The topic of layoffs comes up eventually in almost any discussion of BPO (business process outsourcing). Letting some IT staff go may be inevitable, depending on what exactly is being outsourced. So how can a company reap the benefits of BPO while taking care of its employees, avoiding low morale, and preventing staff from abandoning the company while they’re still needed?
It might surprise you that honesty is the best policy. “The minute you start talking about BPO, there will be discomfort in IT and fear of job losses,” says IDC’s Vipul Bhargava, author of “IT Eyewitness: Avoiding Staff Burnout,” a December 2005 IDC report. “CIOs and IT need to communicate early and clearly that this may happen. We’ve found that as long as they foster an environment of trust, there won’t be much of a problem.”
Gartner Research Director Robert Brown agrees. “You tend to have blowups in cases where management holds back with employees until the last minute. You need to keep them in the loop through all the milestones, exploration, and the signing of the deal, and then clearly lay out the transition over time so that employees know how long the runway is and whether they’ll be transferred, keep their jobs, or potentially be laid off.”
Bhargava also suggests that if a CIO knows there will be outsourcing in the next few years he or she should provide appropriate staff training to foster relevant skills for the job market. “If you’re running a legacy system and you have two programmers who don’t know anything else, send them out for training and development on whatever is relevant in the market. You’ll be able to remove some of that resentment.”
Such preparation can also prevent staff from leaving early, Bhargava adds. “I interviewed a company where the CIO had told the staff that they would lose jobs, but they were amazingly positive because he had taken care of them and made sure they had the right skill sets. They felt very loyal so they made sure all the processes were in place and the CIO was comfortable before they found jobs outside.”
Plus, a little monetary incentive always helps keep people on staff before the end game. “One of the best practices we hear about is keeping retention bonuses as part of the arrangement to make it worthwhile for the employee to stay,” Brown says. “Typically these are for one or two years.”

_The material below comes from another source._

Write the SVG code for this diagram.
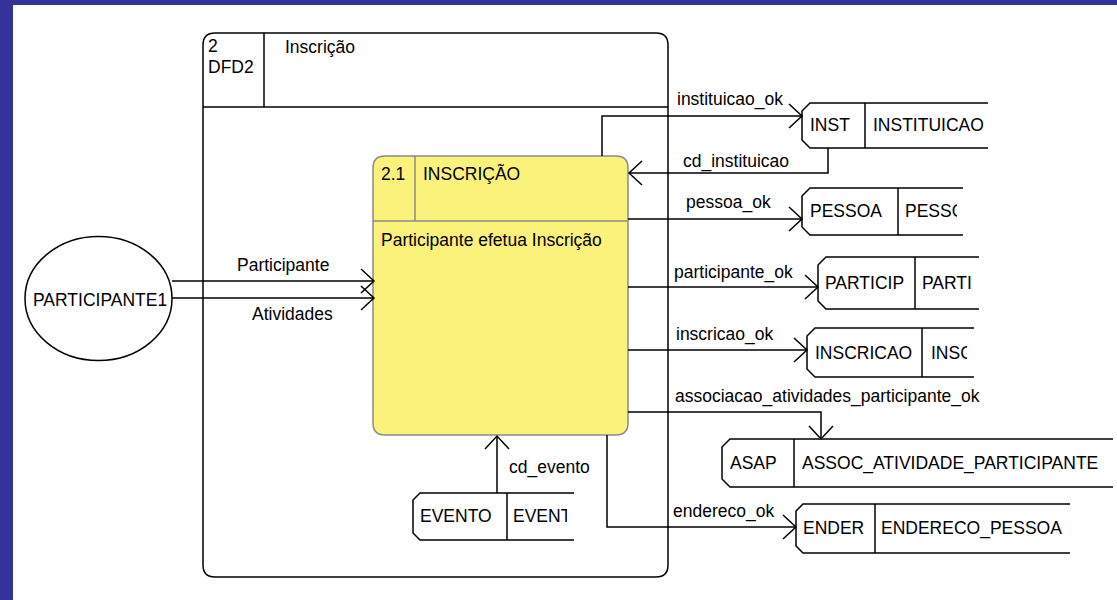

Ultimately, those laid off may well find a home with the BPO provider. Several of the consultancies we talked to, including Accenture, EDS, and IBM, frequently transfer process-related IT staff to their own payroll. “It’s always great to get people with intimate company knowledge and a good understanding of legacy systems,” says Sean Kenny, vice president of business transformation outsourcing at EDS. “Documentation for these systems is always spotty, and there’s nothing like tribal knowledge to get you going quickly.”